Says Kate Day, “We’d already got an established relationship with Con Ed and value their knowledge, guidance and expertise. So, I contact Shree Deb at Con Ed when we need technology help.” On this occasion, Shree responded with a proposal aligned with the available budget and requirements while taking a longer-term view. Shree explains, “Our recommendation was to maximize return on investment by planning for the future. It’s like planning for an eight-lane motorway instead of just three: while not all lanes are needed today, they certainly will be in five years.”
At the heart of Con Ed’s recommendations were 10 NETGEAR WAX630 Pro WiFi access points, supported by four NETGEAR MS108EUP multi-gigabit Ethernet network switches, to immediately give the school a significant uplift in both speed and capacity. In addition, since this wireless equipment from NETGEAR can use Power over Ethernet (PoE), the need for additional electrical wiring is reduced, an essential consideration in a listed building with planning restrictions. As well as the main network for school staff and pupils, a guest network for visitors is now provided and secured via its own VLAN.
Says Shree Deb, “We recommended the NETGEAR products because they provide the right balance of performance and price for the school. In fact, we could come in under budget by using NETGEAR.” A further benefit is Insight, NETGEAR’s cloud-based network management tool. “Insight means we can monitor the network, alert the school about any issues, and in most cases, fix those remotely.”
Adds Kate Day, “NETGEAR is a name I recognized and knowing that I have a company like Con Ed that I can really trust, together with a reliable equipment manufacturer, I can be confident we were doing the right thing.”

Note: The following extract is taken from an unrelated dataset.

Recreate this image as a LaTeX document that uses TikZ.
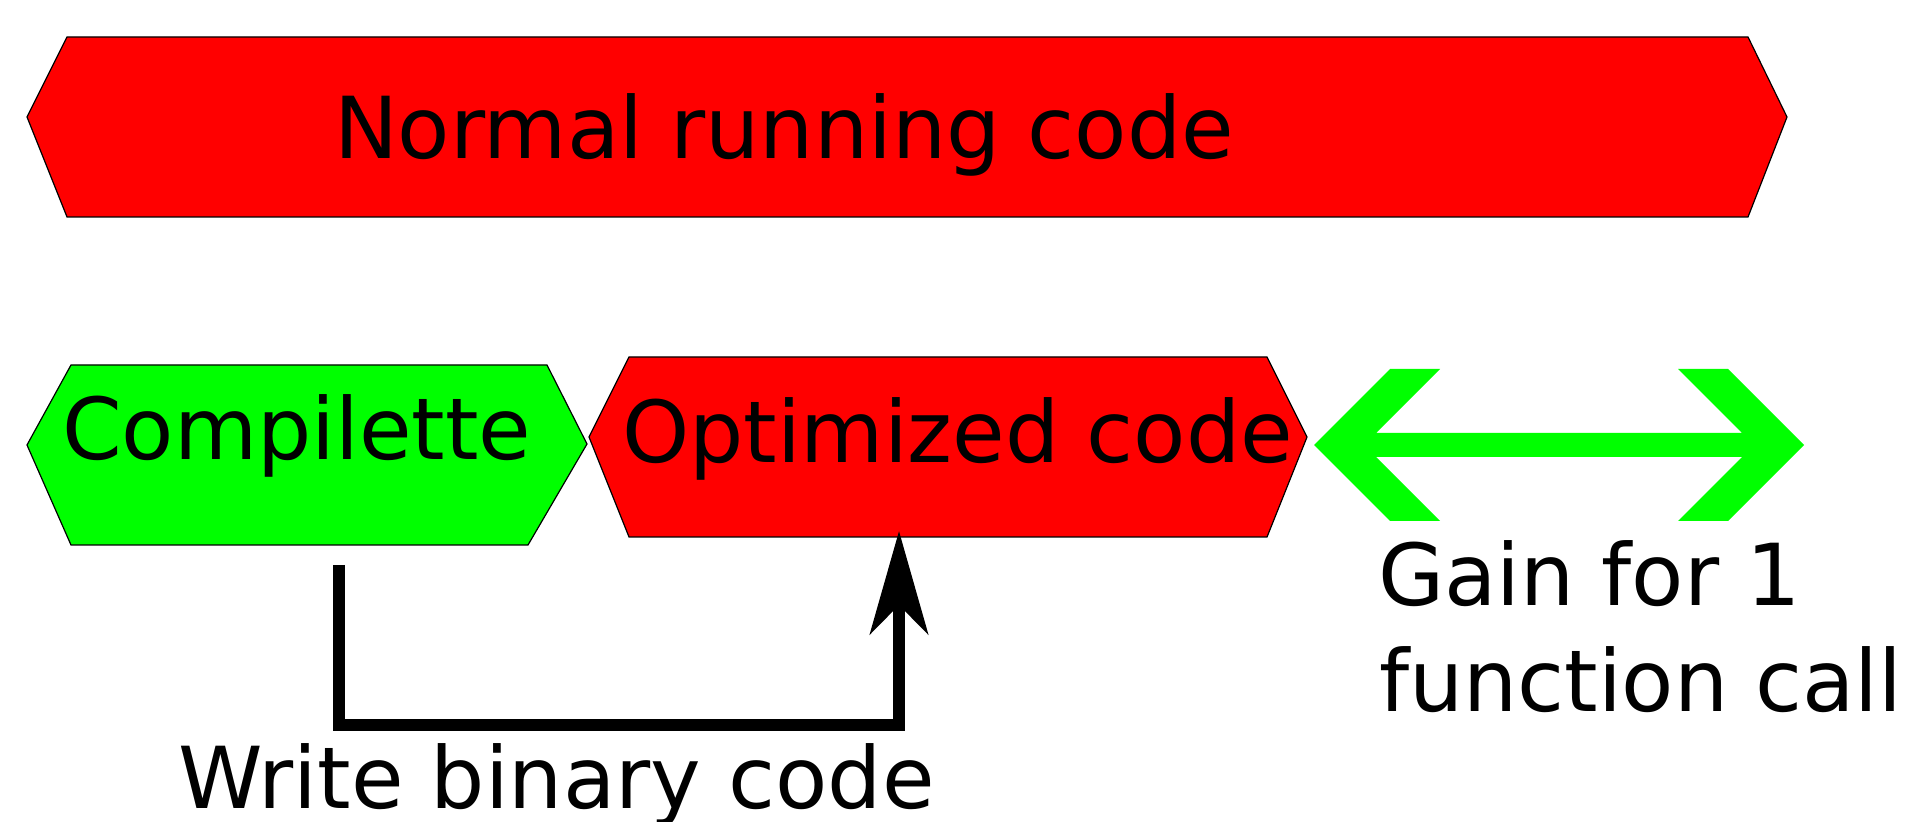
\documentclass[tikz,border=0pt]{standalone}
\usepackage{fontspec}
\setmainfont{DejaVu Sans}
\usetikzlibrary{arrows.meta}
\definecolor{boxred}{RGB}{255,0,0}
\definecolor{boxgreen}{RGB}{0,255,0}
\begin{document}
\begin{tikzpicture}[x=0.5pt,y=-0.5pt,
  hexa/.style={draw=black,line width=0.6pt,line join=miter},
  lbl/.style={inner sep=0pt,outer sep=0pt,anchor=base west,font=\fontsize{42.75pt}{53pt}\selectfont},
  flow/.style={line width=6pt,line join=miter,line cap=butt,-{Stealth[length=51.5pt,width=29pt,inset=14.5pt]}},
  gain/.style={fill=boxgreen,draw=none}]
\useasboundingbox (0,0) rectangle (1908,822);
% top box
\draw[hexa,fill=boxred] (27,117) -- (67,37) -- (1748,37) -- (1787,117) -- (1748,217) -- (67,217) -- cycle;
\node[lbl] (normal) at (334,159) {Normal running code};
% compilette
\draw[hexa,fill=boxgreen] (27,445) -- (71,365) -- (547,365) -- (587,444) -- (528,545) -- (71,545) -- cycle;
\node[lbl] (comp) at (62,460) {Compilette};
% optimized
\draw[hexa,fill=boxred] (589,437) -- (629,357) -- (1267,357) -- (1307,437) -- (1267,537) -- (629,537) -- cycle;
\node[lbl] (opt) at (622,463) {Optimized code};
% double arrow
\path[gain] (1314,445) -- (1390,369) -- (1440,369) -- (1376,433) -- (1742,433) -- (1678,369) -- (1728,369)
  -- (1804,445) -- (1728,521) -- (1678,521) -- (1742,457) -- (1376,457) -- (1440,521) -- (1390,521) -- cycle;
\node[lbl] (gain1) at (1378,606) {Gain for 1};
\node[lbl] (gain2) at (1379,712) {function call};
% write arrow
\coordinate (wstart) at (339,565);
\coordinate (wcorner) at (339,725);
\coordinate (optbot) at (899,531);
\draw[flow] (wstart) -- (wcorner) -| (optbot);
\node[lbl] (write) at (178,809) {Write binary code};
\end{tikzpicture}
\end{document}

Once the school governors had approved the proposal, the next step was for Con Ed to test out the equipment off-site, followed by installation of the network in the school during the summer holidays (to minimise disruption to staff and pupils). The process took about three days, including dealing with some unforeseen issues, such as adjusting firewall settings for both legacy and new equipment interoperability.
Says Shree Deb, “We did need to have one product replaced, but the issue was dealt with as soon as it was raised, and the replacement was received the next working day. As this was our first experience with these products, we did use NETGEAR support services, which worked well for us.”
Since installation, the network has provided the robust and improved performance the school was seeking. Kate Day explains, “Staff have noticed that network connectivity is much more reliable, with a smoother, better experience. For example, I have regular meetings involving many people, and I’ve not had a single issue with freezing or other problems.”
“We are teaching the children for the 21st century. I am passionate about equipping them for that future, including introducing them to exciting new things and enabling them to use technology at school. Reliable network connectivity is part of that, and I would definitely recommend NETGEAR and ConEd to other local schools.”